At the International Cinephile Society, Marc van de Klashorst writes about Wellman and David Acacia reviews Two Acres of Land (1953): “Dualistic in genre, Bimal Roy expertly reconciles the melodramatic thematic developments with its realist tone. There’s an enormous amount of scope in this project, and it culminates in boldness.”

Update, 7/16: David Bordwell and Kristin Thompson post one last sweeping round of notes.

Updates, 7/19: David Filipi reports on the festival for Film Comment, calling it “perhaps the most enjoyable and egalitarian week of archival and repertory cinema to be found anywhere in the world.”

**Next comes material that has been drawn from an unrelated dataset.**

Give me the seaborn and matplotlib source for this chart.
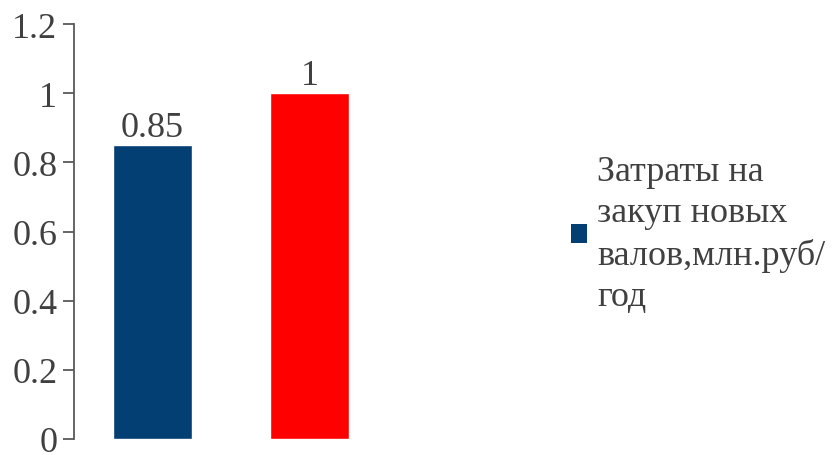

“In a festival dedicated to unearthing forgotten fragments of film history, the identity politics of whose work gets preserved, restored, and re-circulated is always a major point of consideration,” writes Maggie Hennefeld at the House Next Door. “Specific threads on early Japanese talkies, post-1948 Indian social-protest films, and the geopolitical diversity of the fallen Ottoman Empire tempered the Ritrovato’s otherwise Western-centric tendencies. One program title, ‘India’s Endangered Classics,’ made explicit the links between South Asian histories of political instability and the contingency of which film histories get made visible in the archival festival circuit…. Meanwhile, ‘Views of the Ottoman Empire, 1896-1914’ provoked controversy for precisely the reasons that the Indian program circumvented further criticism and scrutiny. The Ottoman Empire, which once encompassed the Balkans, the Middle East, North Africa, and much of Central Asia, incited meta-archival concerns due to its linguistic heterogeneity (problems involving intertitle circulation) and the cultural challenges of archiving a multi-national Empire now 100 years fallen.”

David Cairns has just recapped his second day.

Update, 7/22: Lukas Foerster has posted a round of notes—and his Il Cinema Ritrovato 2014 rankings.

Update, 8/7: The Toronto Review‘s posted a sweeping report from Moen Mohamed.